Mr Walsh, a former Aer Lingus chief executive who is head of the International Air Transport Association (IATA), is expected to take up the role at the Indian airline this summer. His current term as director general of IATA ends on July 31.
IndiGo is India’s biggest airline and has a market share of about 65pc in the country. It operates some 2,200 flights a day. It has more than 400 jets in its fleet and services 45 international destinations alongside its domestic routes.
Mr Elbers abruptly stepped down as CEO following scrutiny over the carrier’s failure to plan properly for pilot rest and duty rules, which led to mass flight cancellations in December.
Regulators later reprimanded Mr Elbers for “inadequate overall oversight of flight operations and crisis management”.
Mr Walsh (64) went on to head British Airways after he left Aer Lingus, and then created the International Airlines Group (IAG), which now includes the Irish carrier, as well as Iberia and the Spanish low-cost carrier Vueling.
He had joined Aer Lingus straight from school, as a cadet pilot. In his early career Mr Walsh was a vocal trade unionist, even taking part in strike action at Aer Lingus in 1985, and was elected as a union representative at the carrier. He became one of its youngest ever captains, in 1990
He was appointed chief executive in 2001 – the year of the 9/11 terror attacks.

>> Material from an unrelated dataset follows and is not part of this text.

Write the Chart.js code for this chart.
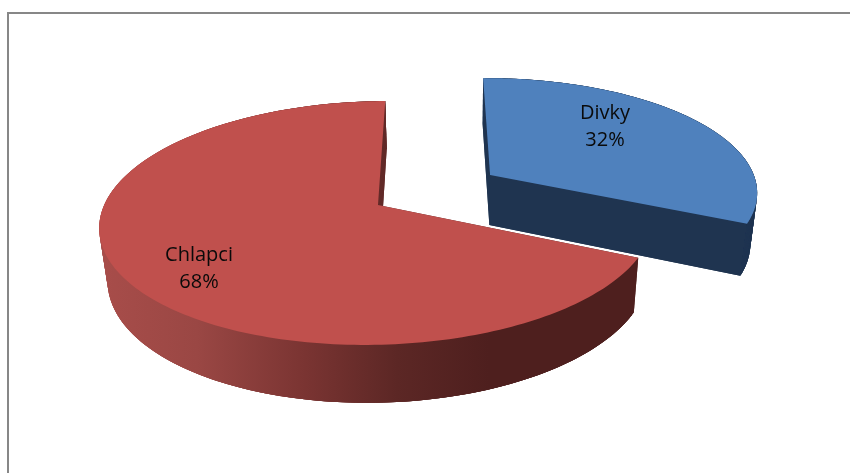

Mr Walsh said last year that the next IATA annual general meeting, in Rio de Janeiro, would be his last, but that he might stay at the organisation until 2027 at the latest.
Currently the chairman of Irish tech firm CarTrawler, he said in an interview with the Irish Independent last year that he might join the board of one airline after he retires from IATA.
“My latest idea is to buy a vineyard in Tuscany and produce wine that I will drink myself,” he added at the time. “I love wine and I love Italian wine. It’ll be something small and manageable. I’m not going to try and compete with the wine producers.”